Advanced Venting Calculations for Complex Kiln Setups
While the basic vent flow rate calculation provides a solid estimate, more complex kiln setups may require advanced venting calculations to account for specific conditions. For instance, forced draft systems, which use fans to push air through the kiln, involve calculating fan static pressure and system resistance, rather than relying solely on natural buoyancy.
// Natural Draft (simplified)
Flow Rate = Area × Velocity (driven by temperature differential)
// Forced Draft (simplified)
Flow Rate = Fan Volume (CFM) × (1 - (System Resistance / Fan Max Pressure))
Another variant involves multi-kiln setups sharing a common exhaust manifold. Here, calculations must consider the combined flow requirements, potential back-drafting between kilns, and the pressure drop across the shared ductwork.
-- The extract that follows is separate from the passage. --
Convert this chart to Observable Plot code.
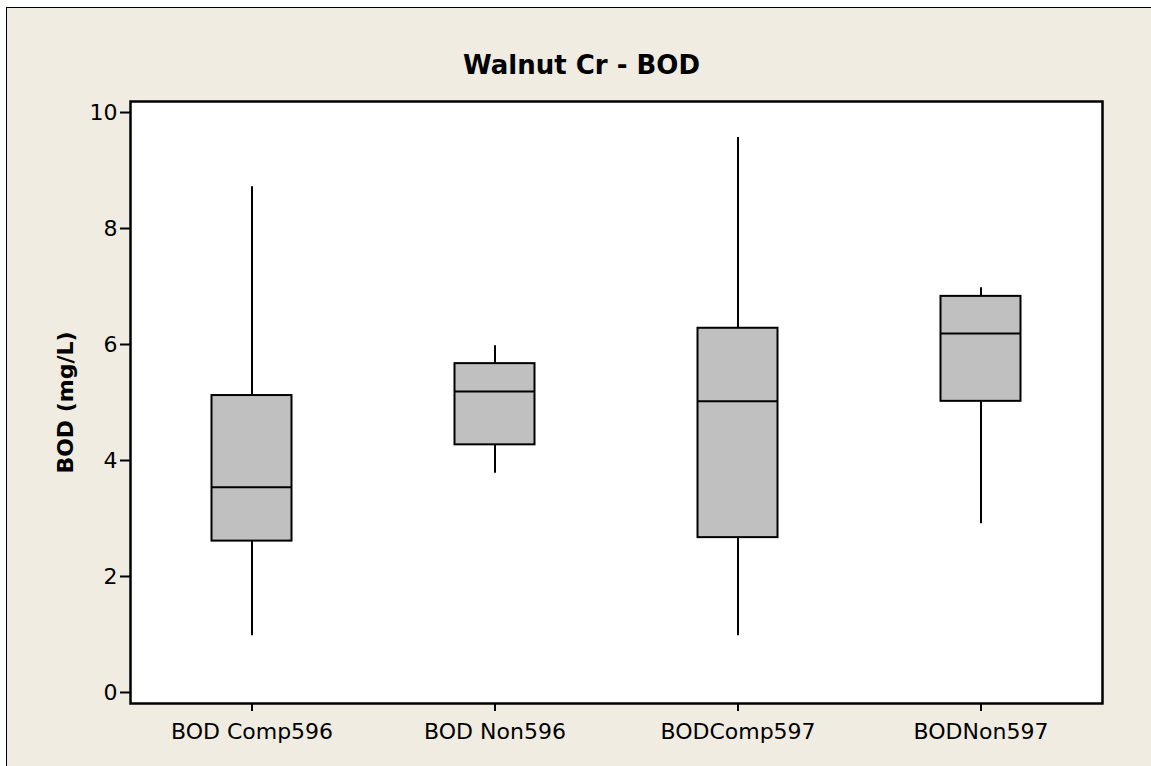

This often necessitates computational fluid dynamics (CFD) modeling or consultation with HVAC engineers to ensure balanced and effective ventilation for each unit. Furthermore, systems with dampers or variable speed fans introduce dynamic control, requiring calculations that adapt to changing vent openings or fan speeds to maintain optimal flow rates throughout different firing stages. These advanced scenarios move beyond simple formulas, integrating more detailed engineering principles to ensure precise atmospheric control and safety.